既然听不太懂英语,那就索性不去管他。为了快速搞清自己现在所在的位置,猫佬用他那浅银色的眼眸快速扫了一遍周围的环境。

制式的床铺距离右侧的窗户仅有一条狭窄的过道,透过稀薄的白色网状窗帘可以清楚地看见那高高悬在天空中残缺得就像是被什么东西撞碎了的明月。

“难不成我真的来到了树不子世界?”压下心中的小激动,猫佬深呼出了一口气把目光转向了房间内的其他陈设。

干净整洁的白色床头柜立于床铺左侧,上面除了一个遥控器以外只剩下一个干瘪的芭娜娜,有谁能告诉我,为什么这里会有一根干瘪的香蕉?

借着伸手抱头的契机,猫佬发现自己穿着一身胸口秀有红色十字的白色条纹衬衫,颈上挂着一张右上角印有他照片的防走丢证件,以及一个令他感觉既熟悉又陌生的名字。

“阿毅·猫猫头?”猫佬几乎是下意识间念出了写在上面的让他熟悉到不能再熟悉的名字。这俩货?这俩货也来*京了?为什么来了也不和我说一声?不!我不是已经穿越了吗?为什么这里会出现他们的名字?难道是个巧合?

注:阿毅和猫猫头都是他企鹅群里经常和他扯皮的家伙。

就在猫佬的思绪在脑海中独自凌乱的时候,窗子对面的房门呼地被人推开,一帮身穿白大褂,手里拿着各种各样‘仪器’的家伙走了进来。

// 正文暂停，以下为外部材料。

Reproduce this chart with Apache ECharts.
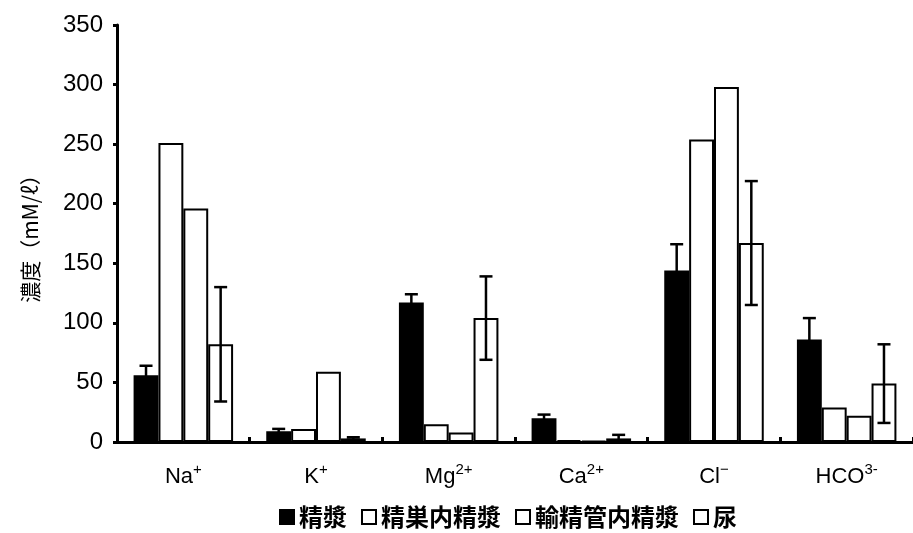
<!DOCTYPE html>
<html><head><meta charset="utf-8">
<script src="https://cdn.jsdelivr.net/npm/echarts@6/dist/echarts.min.js"></script>
<style>html,body{margin:0;padding:0;background:#fff}#c{width:913px;height:533px}</style>
</head><body><div id="c"></div>
<script>
const catBase = ['Na','K','Mg','Ca','Cl','HCO'];
const catSup  = ['+','+','2+','2+','\u2212','3-'];
const seriesNames = ['精漿','精巣内精漿','輸精管内精漿','尿'];
const seminal = [56, 9, 117, 20, 144, 86];
const seminalErr = [8, 2, 7, 3, 22, 18];
const testis = [251, 11, 15, 1.5, 254, 29];
const vas = [196, 59, 8, 1, 298, 22];
const urine = [82, 3, 104, 3, 167, 49];
const urineErr = [48, 1, 35, 3, 52, 33];
const yTicks = [0, 50, 100, 150, 200, 250, 300, 350];

const chart = echarts.init(document.getElementById('c'));
const cats = catBase.map((b,i)=>b+'|'+catSup[i]);
const fills = ['#000','#fff','#fff','#fff'];
const values = [seminal, testis, vas, urine];

function errData(vals, errs){ return vals.map((v,i)=>[i, v-errs[i], v+errs[i]]); }
function errSeries(idx, vals, errs){
  return {
    type:'custom', name:'err'+idx, z:5,
    data: errData(vals, errs),
    renderItem(params, api){
      const ci = api.value(0);
      const bw = api.size([1,0])[0]*0.75/4;
      const hi = api.coord([ci, api.value(2)]);
      const lo = api.coord([ci, api.value(1)]);
      const x = hi[0] + (idx-1.5)*bw;
      const cap = 6.5;
      const st = {stroke:'#000', lineWidth:2.5};
      return {type:'group', children:[
        {type:'line', shape:{x1:x,y1:hi[1],x2:x,y2:lo[1]}, style:st},
        {type:'line', shape:{x1:x-cap,y1:hi[1],x2:x+cap,y2:hi[1]}, style:st},
        {type:'line', shape:{x1:x-cap,y1:lo[1],x2:x+cap,y2:lo[1]}, style:st}
      ]};
    }
  };
}

const series = seriesNames.map((n,i)=>({
  type:'bar', name:n, data: values[i],
  barGap:'0%', barCategoryGap:'25%',
  itemStyle:{color:fills[i], borderColor:'#000', borderWidth:2},
  emphasis:{disabled:true}
}));
series.push(errSeries(0, seminal, seminalErr));
series.push(errSeries(3, urine, urineErr));

chart.setOption({
  animation:false,
  textStyle:{fontFamily:'Liberation Sans, Arial, sans-serif', color:'#000'},
  grid:{left:117, right:0, top:25, bottom:91},
  legend:{
    data: seriesNames, left:274, top:500, icon:'rect',
    itemWidth:14, itemHeight:14, itemGap:14,
    textStyle:{fontFamily:'Noto Sans CJK JP', fontWeight:'bold', fontSize:24, color:'#000'}
  },
  xAxis:{
    type:'category', data: cats,
    axisLine:{lineStyle:{color:'#000', width:3}},
    axisTick:{show:true, inside:true, length:5, lineStyle:{width:3, color:'#000'}},
    axisLabel:{
      margin:20, interval:0,
      formatter(v){ const p=v.split('|'); return '{b|'+p[0]+'}{s|'+p[1]+'}'; },
      rich:{
        b:{fontSize:22, fontFamily:'Liberation Sans', color:'#000', lineHeight:26, verticalAlign:'bottom'},
        s:{fontSize:15, fontFamily:'Liberation Sans', color:'#000', lineHeight:26, verticalAlign:'top', padding:[0,0,12,0]}
      }
    }
  },
  yAxis:{
    type:'value', min:yTicks[0], max:yTicks[yTicks.length-1], interval:50,
    name:'濃度（mM/ℓ）', nameLocation:'middle', nameGap:76, nameRotate:90,
    nameTextStyle:{fontFamily:'Noto Sans CJK JP', fontSize:21, color:'#000'},
    axisLine:{show:true, lineStyle:{color:'#000', width:3}},
    axisTick:{show:true, length:4, lineStyle:{width:3, color:'#000'}},
    splitLine:{show:false},
    axisLabel:{fontSize:24, color:'#000', margin:14, fontFamily:'Liberation Sans'}
  },
  series
});
</script></body></html>
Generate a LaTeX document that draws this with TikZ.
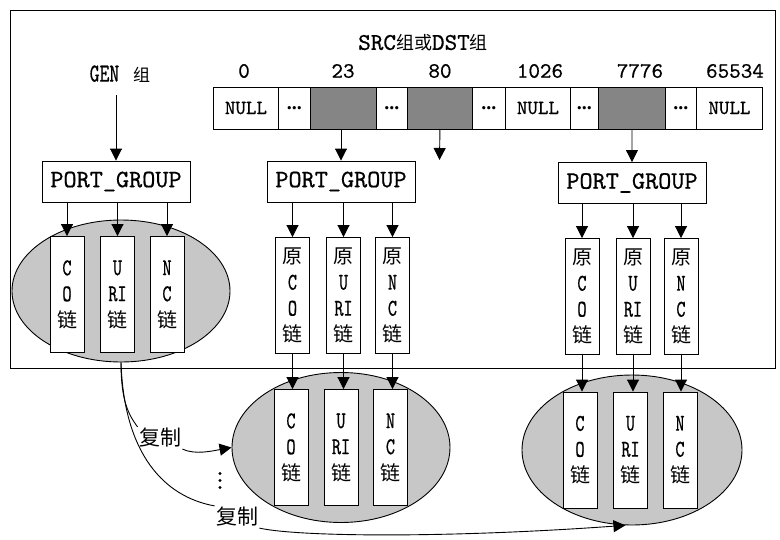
\documentclass[tikz,border=0pt]{standalone}
\usepackage{fontspec}
\usetikzlibrary{shapes.geometric,arrows.meta}
\newfontfamily\mono[FakeBold=0.6]{lmmono10-regular.otf}
\newfontfamily\monon[FakeStretch=0.72,FakeBold=0.6]{lmmono10-regular.otf}
\newfontfamily\cjk{Noto Sans CJK SC}
\newfontfamily\dotf{Liberation Serif}
\newcommand{\zh}[1]{{\cjk\fontsize{20}{26}\selectfont #1}}
\newcommand{\la}[1]{{\monon\fontsize{24}{26}\selectfont #1}}
\begin{document}
\begin{tikzpicture}[x=1pt,y=-1pt,
  line width=0.9pt,
  arr/.style={-{Triangle[length=12pt,width=12pt]},line width=0.9pt},
  cell/.style={draw,minimum width=#1,minimum height=42pt,inner sep=0pt,anchor=west,font=\mono\fontsize{20}{20}\selectfont},
  dcell/.style={cell=#1,font=\dotf\bfseries\fontsize{20}{20}\selectfont},
  scell/.style={cell=#1,fill=black!48},
  num/.style={inner sep=0pt,font=\mono\fontsize{22}{22}\selectfont},
  pg/.style={draw,minimum width=148pt,minimum height=41pt,inner sep=0pt,font=\mono\fontsize{25}{25}\selectfont},
  chain/.style={draw,fill=white,minimum width=34pt,minimum height=116pt,inner sep=0pt,align=center,font=\fontsize{24}{26}\selectfont},
  ell/.style={ellipse,draw,fill=black!22,inner sep=0pt},
  lbl/.style={inner sep=1pt,font=\cjk\fontsize{21}{21}\selectfont},
  dot/.style={fill=black}]
\useasboundingbox (0,0) rectangle (780,539);
\draw (10,10) rectangle (775,368);
% titles
\node[inner sep=0pt] (src) at (423,43) {{\mono\fontsize{24}{24}\selectfont SRC}{\cjk\fontsize{18}{18}\selectfont 组或}{\mono\fontsize{24}{24}\selectfont DST}{\cjk\fontsize{18}{18}\selectfont 组}};
\node[inner sep=0pt] (gen) at (120,74) {{\monon\fontsize{26}{26}\selectfont GEN}\hspace{14pt}{\cjk\fontsize{17}{17}\selectfont 组}};
% numbers
\node[num] (n0) at (244,71) {0};
\node[num] (n23) at (343,71) {23};
\node[num] (n80) at (440,71) {80};
\node[num] (n1026) at (540,71) {1026};
\node[num] (n7776) at (640,71) {7776};
\node[num] (n65534) at (735,71) {65534};
% array
\node[cell=65pt] (c0) at (213,108) {NULL};
\node[dcell=32pt] (d1) at (278,108) {...};
\node[scell=66pt] (c23) at (310,108) {};
\node[dcell=31pt] (d2) at (376,108) {...};
\node[scell=65pt] (c80) at (407,108) {};
\node[dcell=33pt] (d3) at (472,108) {...};
\node[cell=65pt] (c1026) at (505,108) {NULL};
\node[dcell=28pt] (d4) at (570,108) {...};
\node[scell=67pt] (c7776) at (598,108) {};
\node[dcell=31pt] (d5) at (665,108) {...};
\node[cell=66pt] (c65534) at (696,108) {NULL};
% port groups
\node[pg] (pg1) at (116,181.5) {PORT\_GROUP};
\node[pg] (pg2) at (341,181.5) {PORT\_GROUP};
\node[pg] (pg3) at (632,183) {PORT\_GROUP};
% ellipses
\node[ell,minimum width=218pt,minimum height=142pt] (ge) at (121,291) {};
\node[ell,minimum width=218pt,minimum height=150pt] (me) at (341,447.5) {};
\node[ell,minimum width=220pt,minimum height=150pt] (re) at (632,450) {};
% gen chains
\node[chain] (g1) at (67,294.5) {\la{C}\\\la{O}\\\zh{链}};
\node[chain] (g2) at (117.5,294.5) {\la{U}\\\la{RI}\\\zh{链}};
\node[chain] (g3) at (167,294.5) {\la{N}\\\la{C}\\\zh{链}};
% original chains middle
\node[chain] (m1) at (292.5,295.5) {\zh{原}\\\la{C}\\\la{O}\\\zh{链}};
\node[chain] (m2) at (343.5,295.5) {\zh{原}\\\la{U}\\\la{RI}\\\zh{链}};
\node[chain] (m3) at (392.5,295.5) {\zh{原}\\\la{N}\\\la{C}\\\zh{链}};
% original chains right
\node[chain] (r1) at (582,296.5) {\zh{原}\\\la{C}\\\la{O}\\\zh{链}};
\node[chain] (r2) at (633,296.5) {\zh{原}\\\la{U}\\\la{RI}\\\zh{链}};
\node[chain] (r3) at (681,296.5) {\zh{原}\\\la{N}\\\la{C}\\\zh{链}};
% lower middle chains
\node[chain] (lm1) at (291,447.5) {\la{C}\\\la{O}\\\zh{链}};
\node[chain] (lm2) at (341,447.5) {\la{U}\\\la{RI}\\\zh{链}};
\node[chain] (lm3) at (390.5,447.5) {\la{N}\\\la{C}\\\zh{链}};
% lower right chains
\node[chain] (lr1) at (580,450) {\la{C}\\\la{O}\\\zh{链}};
\node[chain] (lr2) at (630.5,450) {\la{U}\\\la{RI}\\\zh{链}};
\node[chain] (lr3) at (680,450) {\la{N}\\\la{C}\\\zh{链}};
% arrows top
\draw[arr,shorten <=12pt] (gen.south -| pg1.north) -- (pg1.north);
\draw[arr] (c23.south) -- (c23.south -| pg2.north) -- (pg2.north);
\coordinate (e80) at (439.5,160);
\draw[arr] (c80.south) -- (e80);
\draw[arr] (c7776.south) -- (pg3.north);
% port group to chains
\foreach \t in {g1,g2,g3} \draw[arr] (pg1.south -| \t.north) -- (\t.north);
\foreach \t in {m1,m2,m3} \draw[arr] (pg2.south -| \t.north) -- (\t.north);
\foreach \t in {r1,r2,r3} \draw[arr] (pg3.south -| \t.north) -- (\t.north);
% original to copies
\foreach \a/\b in {m1/lm1,m2/lm2,m3/lm3,r1/lr1,r2/lr2,r3/lr3}
  \draw[arr] (\a.south) -- (\a.south |- \b.north);
% copy curves
\node[lbl] (cp1) at (160,438) {复制};
\node[lbl] (cp2) at (237,517) {复制};
\foreach \y in {473.5,480.5,487.5} \fill[dot] (220,\y) circle (1.6);
\draw (ge.south) .. controls (121,400) and (128,414) .. (cp1.north west);
\draw[arr] (cp1.south east) .. controls (195,455) and (212,451) .. (me.west);
\draw (ge.south) .. controls (124,455) and (165,497) .. (cp2.north west);
\draw[arr] (cp2.south east) .. controls (300,537) and (450,538) .. (re.265);
\end{tikzpicture}
\end{document}
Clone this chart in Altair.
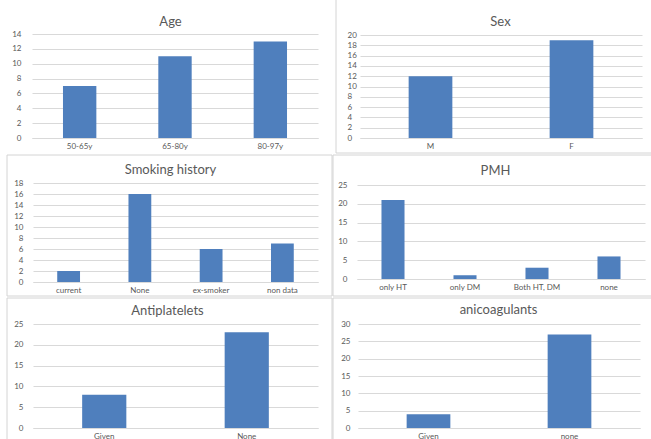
import altair as alt
import pandas as pd

# ---- data -------------------------------------------------------------
age_cats = ["50-65y", "65-80y", "80-97y"]
age_vals = [7, 11, 13]
age_ticks = [0, 2, 4, 6, 8, 10, 12, 14]

sex_cats = ["M", "F"]
sex_vals = [12, 19]
sex_ticks = [0, 2, 4, 6, 8, 10, 12, 14, 16, 18, 20]

smoke_cats = ["current", "None", "ex-smoker", "non data"]
smoke_vals = [2, 16, 6, 7]
smoke_ticks = [0, 2, 4, 6, 8, 10, 12, 14, 16, 18]

pmh_cats = ["only HT", "only DM", "Both  HT, DM", "none"]
pmh_vals = [21, 1, 3, 6]
pmh_ticks = [0, 5, 10, 15, 20, 25]

anti_cats = ["Given", "None"]
anti_vals = [8, 23]
anti_ticks = [0, 5, 10, 15, 20, 25]

coag_cats = ["Given", "none"]
coag_vals = [4, 27]
coag_ticks = [0, 5, 10, 15, 20, 25, 30]

# ---- layout & style -----------------------------------------------------
W, H = 651, 439
BAR = "#4F7FBD"
GRID = "#D9D9D9"
TEXT = "#595959"
FRAME = "#D4D4D4"
FONT = "Lato"

# plot rectangle (left, right, top, bottom), title centre, y-label placement, bar fraction
panels = [
    dict(title="Age", cats=age_cats, vals=age_vals, ticks=age_ticks,
         plot=(32, 318, 34, 138), tpos=(170, 21), lpad=11, lalign="right", bar=0.35),
    dict(title="Sex", cats=sex_cats, vals=sex_vals, ticks=sex_ticks,
         plot=(360, 642, 35, 138), tpos=(500, 21), lpad=13, lalign="left", bar=0.31),
    dict(title="Smoking history", cats=smoke_cats, vals=smoke_vals, ticks=smoke_ticks,
         plot=(33, 318, 183, 282), tpos=(170, 169), lpad=10, lalign="right", bar=0.32),
    dict(title="PMH", cats=pmh_cats, vals=pmh_vals, ticks=pmh_ticks,
         plot=(357, 645, 185, 279), tpos=(495, 170), lpad=10, lalign="right", bar=0.32),
    dict(title="Antiplatelets", cats=anti_cats, vals=anti_vals, ticks=anti_ticks,
         plot=(33, 318, 324, 428), tpos=(167, 310), lpad=10, lalign="right", bar=0.31),
    dict(title="anicoagulants", cats=coag_cats, vals=coag_vals, ticks=coag_ticks,
         plot=(358, 640, 324, 428), tpos=(498, 309), lpad=8, lalign="right", bar=0.31),
]

# faint frames around the individual chart boxes (x1, x2, y1, y2)
frames = [
    (336, 660, -5, 153),
    (7, 332, 155, 296),
    (333, 660, 155, 296),
    (7, 332, 298, 445),
    (333, 660, 298, 445),
]

blank = pd.DataFrame({"k": [0]})
frame_layers = [
    alt.Chart(blank)
    .mark_rect(filled=False, stroke=FRAME, strokeWidth=1)
    .encode(x=alt.value(x1), x2=alt.value(x2), y=alt.value(y1), y2=alt.value(y2))
    for (x1, x2, y1, y2) in frames
]


def bar_panel(p):
    df = pd.DataFrame({"category": p["cats"], "count": p["vals"]})
    x0, x1, yt, yb = p["plot"]
    tx, ty = p["tpos"]
    gap = 1 - p["bar"]
    x_enc = alt.X(
        "category:N",
        sort=p["cats"],
        scale=alt.Scale(domain=p["cats"], range=[x0, x1],
                        paddingInner=gap, paddingOuter=gap / 2),
        axis=alt.Axis(
            orient="bottom", offset=yb - H, labelAngle=0, ticks=False, grid=False,
            domainColor=GRID, domainWidth=1,
            labelFont=FONT, labelFontSize=8, labelColor=TEXT, labelPadding=4,
            title=p["title"], titleX=tx, titleY=ty - yb,
            titleAlign="center", titleBaseline="middle", titleAngle=0,
            titleFont=FONT, titleFontSize=13, titleFontWeight="normal",
            titleColor=TEXT,
        ),
    )
    y_enc = alt.Y(
        "count:Q",
        scale=alt.Scale(domain=[p["ticks"][0], p["ticks"][-1]], range=[yb, yt],
                        nice=False, zero=True),
        axis=alt.Axis(
            orient="left", offset=-x0, values=p["ticks"], title=None,
            domain=False, ticks=False, grid=True, gridColor=GRID, gridWidth=1,
            labelFont=FONT, labelFontSize=8, labelColor=TEXT,
            labelPadding=p["lpad"], labelAlign=p["lalign"], labelOverlap=False,
        ),
    )
    return alt.Chart(df).mark_bar(color=BAR).encode(x=x_enc, y=y_enc)


chart = (
    alt.layer(*frame_layers, *[bar_panel(p) for p in panels])
    .resolve_scale(x="independent", y="independent")
    .resolve_axis(x="independent", y="independent")
    .properties(width=W, height=H, padding=0, autosize="none", background="white")
    .configure_view(stroke=None)
)

chart.save("out.html", embed_options={"renderer": "svg", "actions": False})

“听说您醒了?这可真是太好了!”这不看不知道,一看差点给猫佬魂吓飞了。

眼前这位不就是那个在《rwby》动漫里差点掳走ruby的蝎子男吗?怎么到这里改行当医生了?

没有对病人的一惊一乍感到任何不满,那位被猫佬贴上杀手,坏蛋标签的男医生脸上堆出了自认为和善的笑容,顺手从身旁的护士手里接来了一个小本本,书写了起来。

“名字是叫做阿毅·猫猫头,对吧?”真是难以置信,明明脸长得那么吓人,说话的声音却是如此温文尔雅。

“不是,我的名字不叫这个。”可能是因为放松了警惕的缘故,猫佬不小心把心里话说了出来。

蝎子男手里的动作为之一顿,抬起头来疑惑地打量了猫佬一眼,道:“可能是我听错了,你的名字真的不叫阿毅·猫猫头吗?”他按手压下了想要冲上前的壮汉助手,竭力保持着平和的语气。

场面一时间鸦雀无声,整个房间内落针可闻。为了打破这一局面,作为引路人兼监视者的伟大的无私的达斯特决定推他一手。

“啊,是啊,我的名字叫猫佬·维内托,我哪里是什么猫猫头……”猫佬说完这句话后,心都凉透了,明明他不是这么想的,为什么这嘴就是不听话呢?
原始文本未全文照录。